**Aim of the exercise**
Repeat every line of the data exactly, but not the pictures.

**Dataset extract**
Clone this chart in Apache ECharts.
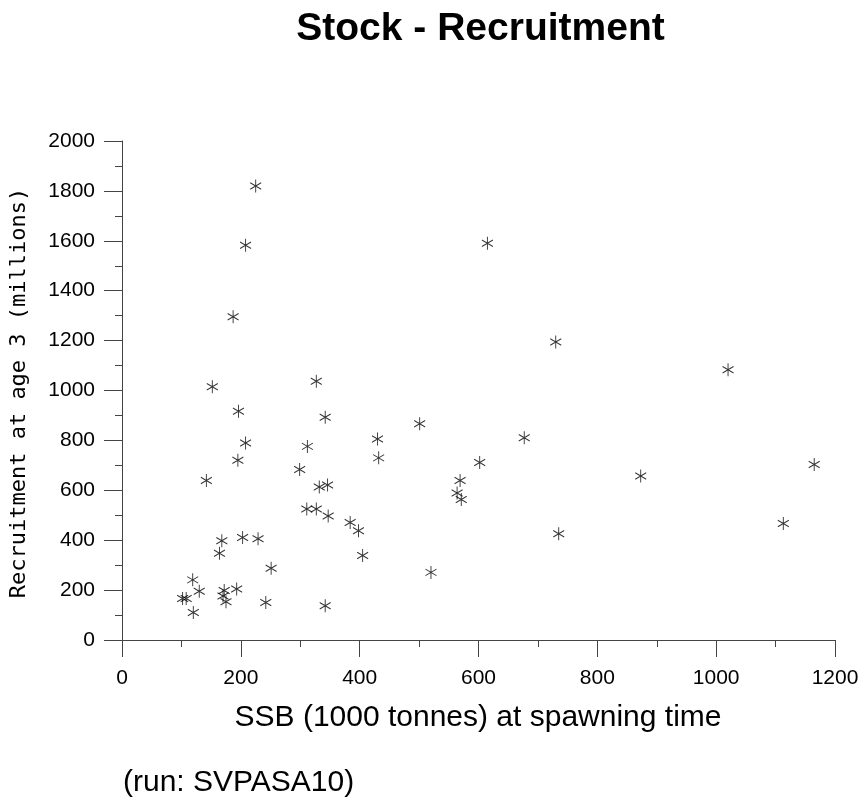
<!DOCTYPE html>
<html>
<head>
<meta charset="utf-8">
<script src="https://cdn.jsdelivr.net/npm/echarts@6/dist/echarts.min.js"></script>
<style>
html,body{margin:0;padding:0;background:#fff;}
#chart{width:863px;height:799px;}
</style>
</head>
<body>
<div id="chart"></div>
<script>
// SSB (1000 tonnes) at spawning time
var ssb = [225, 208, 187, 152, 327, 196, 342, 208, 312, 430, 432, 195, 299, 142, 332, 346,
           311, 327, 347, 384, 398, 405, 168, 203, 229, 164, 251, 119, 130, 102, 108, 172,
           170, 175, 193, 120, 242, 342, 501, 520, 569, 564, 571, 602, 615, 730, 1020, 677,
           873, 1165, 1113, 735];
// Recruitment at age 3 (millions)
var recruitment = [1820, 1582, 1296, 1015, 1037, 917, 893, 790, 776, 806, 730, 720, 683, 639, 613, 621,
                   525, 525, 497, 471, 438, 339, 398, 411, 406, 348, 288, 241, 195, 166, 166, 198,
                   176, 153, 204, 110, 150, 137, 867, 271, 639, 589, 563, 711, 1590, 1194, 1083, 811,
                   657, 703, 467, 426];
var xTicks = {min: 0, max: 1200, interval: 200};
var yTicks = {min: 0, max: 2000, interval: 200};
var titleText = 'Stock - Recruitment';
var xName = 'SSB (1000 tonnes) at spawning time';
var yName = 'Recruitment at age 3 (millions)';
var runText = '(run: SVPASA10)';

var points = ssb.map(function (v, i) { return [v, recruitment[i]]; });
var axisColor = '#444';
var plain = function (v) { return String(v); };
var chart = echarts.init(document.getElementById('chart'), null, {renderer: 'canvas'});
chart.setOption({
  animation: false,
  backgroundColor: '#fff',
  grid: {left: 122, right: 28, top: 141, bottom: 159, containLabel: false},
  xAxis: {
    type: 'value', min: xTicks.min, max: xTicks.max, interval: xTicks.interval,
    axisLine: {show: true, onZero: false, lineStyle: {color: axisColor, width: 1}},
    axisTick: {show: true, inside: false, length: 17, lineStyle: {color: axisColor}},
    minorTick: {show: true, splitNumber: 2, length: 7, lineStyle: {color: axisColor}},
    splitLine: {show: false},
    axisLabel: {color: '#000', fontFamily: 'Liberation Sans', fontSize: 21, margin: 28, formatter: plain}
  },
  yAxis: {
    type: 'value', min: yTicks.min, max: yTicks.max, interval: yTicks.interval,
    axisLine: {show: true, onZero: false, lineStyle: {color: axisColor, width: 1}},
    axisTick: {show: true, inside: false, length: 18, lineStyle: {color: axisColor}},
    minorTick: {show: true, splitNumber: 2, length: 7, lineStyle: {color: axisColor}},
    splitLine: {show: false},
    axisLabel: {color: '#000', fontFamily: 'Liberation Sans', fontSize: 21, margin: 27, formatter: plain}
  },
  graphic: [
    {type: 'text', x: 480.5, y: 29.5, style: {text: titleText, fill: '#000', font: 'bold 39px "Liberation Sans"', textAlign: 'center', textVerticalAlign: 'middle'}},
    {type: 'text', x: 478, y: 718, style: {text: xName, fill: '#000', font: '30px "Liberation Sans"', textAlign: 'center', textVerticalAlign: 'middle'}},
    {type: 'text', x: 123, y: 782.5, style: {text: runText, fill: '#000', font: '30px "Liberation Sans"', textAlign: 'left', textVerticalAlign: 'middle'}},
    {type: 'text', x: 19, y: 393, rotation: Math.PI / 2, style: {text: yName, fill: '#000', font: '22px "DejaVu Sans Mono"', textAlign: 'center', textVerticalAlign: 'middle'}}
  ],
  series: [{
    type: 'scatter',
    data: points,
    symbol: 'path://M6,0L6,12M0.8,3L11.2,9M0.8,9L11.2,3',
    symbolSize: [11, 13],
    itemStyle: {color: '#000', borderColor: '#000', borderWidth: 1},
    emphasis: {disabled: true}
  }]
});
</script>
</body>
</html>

**Result of this exercise**
Clone this chart in Apache ECharts.
<!DOCTYPE html>
<html>
<head>
<meta charset="utf-8">
<script src="https://cdn.jsdelivr.net/npm/echarts@6/dist/echarts.min.js"></script>
<style>
html,body{margin:0;padding:0;background:#fff;}
#chart{width:863px;height:799px;}
</style>
</head>
<body>
<div id="chart"></div>
<script>
// SSB (1000 tonnes) at spawning time
var ssb = [225, 208, 187, 152, 327, 196, 342, 208, 312, 430, 432, 195, 299, 142, 332, 346,
           311, 327, 347, 384, 398, 405, 168, 203, 229, 164, 251, 119, 130, 102, 108, 172,
           170, 175, 193, 120, 242, 342, 501, 520, 569, 564, 571, 602, 615, 730, 1020, 677,
           873, 1165, 1113, 735];
// Recruitment at age 3 (millions)
var recruitment = [1820, 1582, 1296, 1015, 1037, 917, 893, 790, 776, 806, 730, 720, 683, 639, 613, 621,
                   525, 525, 497, 471, 438, 339, 398, 411, 406, 348, 288, 241, 195, 166, 166, 198,
                   176, 153, 204, 110, 150, 137, 867, 271, 639, 589, 563, 711, 1590, 1194, 1083, 811,
                   657, 703, 467, 426];
var xTicks = {min: 0, max: 1200, interval: 200};
var yTicks = {min: 0, max: 2000, interval: 200};
var titleText = 'Stock - Recruitment';
var xName = 'SSB (1000 tonnes) at spawning time';
var yName = 'Recruitment at age 3 (millions)';
var runText = '(run: SVPASA10)';

var points = ssb.map(function (v, i) { return [v, recruitment[i]]; });
var axisColor = '#444';
var plain = function (v) { return String(v); };
var chart = echarts.init(document.getElementById('chart'), null, {renderer: 'canvas'});
chart.setOption({
  animation: false,
  backgroundColor: '#fff',
  grid: {left: 122, right: 28, top: 141, bottom: 159, containLabel: false},
  xAxis: {
    type: 'value', min: xTicks.min, max: xTicks.max, interval: xTicks.interval,
    axisLine: {show: true, onZero: false, lineStyle: {color: axisColor, width: 1}},
    axisTick: {show: true, inside: false, length: 17, lineStyle: {color: axisColor}},
    minorTick: {show: true, splitNumber: 2, length: 7, lineStyle: {color: axisColor}},
    splitLine: {show: false},
    axisLabel: {color: '#000', fontFamily: 'Liberation Sans', fontSize: 21, margin: 28, formatter: plain}
  },
  yAxis: {
    type: 'value', min: yTicks.min, max: yTicks.max, interval: yTicks.interval,
    axisLine: {show: true, onZero: false, lineStyle: {color: axisColor, width: 1}},
    axisTick: {show: true, inside: false, length: 18, lineStyle: {color: axisColor}},
    minorTick: {show: true, splitNumber: 2, length: 7, lineStyle: {color: axisColor}},
    splitLine: {show: false},
    axisLabel: {color: '#000', fontFamily: 'Liberation Sans', fontSize: 21, margin: 27, formatter: plain}
  },
  graphic: [
    {type: 'text', x: 480.5, y: 29.5, style: {text: titleText, fill: '#000', font: 'bold 39px "Liberation Sans"', textAlign: 'center', textVerticalAlign: 'middle'}},
    {type: 'text', x: 478, y: 718, style: {text: xName, fill: '#000', font: '30px "Liberation Sans"', textAlign: 'center', textVerticalAlign: 'middle'}},
    {type: 'text', x: 123, y: 782.5, style: {text: runText, fill: '#000', font: '30px "Liberation Sans"', textAlign: 'left', textVerticalAlign: 'middle'}},
    {type: 'text', x: 19, y: 393, rotation: Math.PI / 2, style: {text: yName, fill: '#000', font: '22px "DejaVu Sans Mono"', textAlign: 'center', textVerticalAlign: 'middle'}}
  ],
  series: [{
    type: 'scatter',
    data: points,
    symbol: 'path://M6,0L6,12M0.8,3L11.2,9M0.8,9L11.2,3',
    symbolSize: [11, 13],
    itemStyle: {color: '#000', borderColor: '#000', borderWidth: 1},
    emphasis: {disabled: true}
  }]
});
</script>
</body>
</html>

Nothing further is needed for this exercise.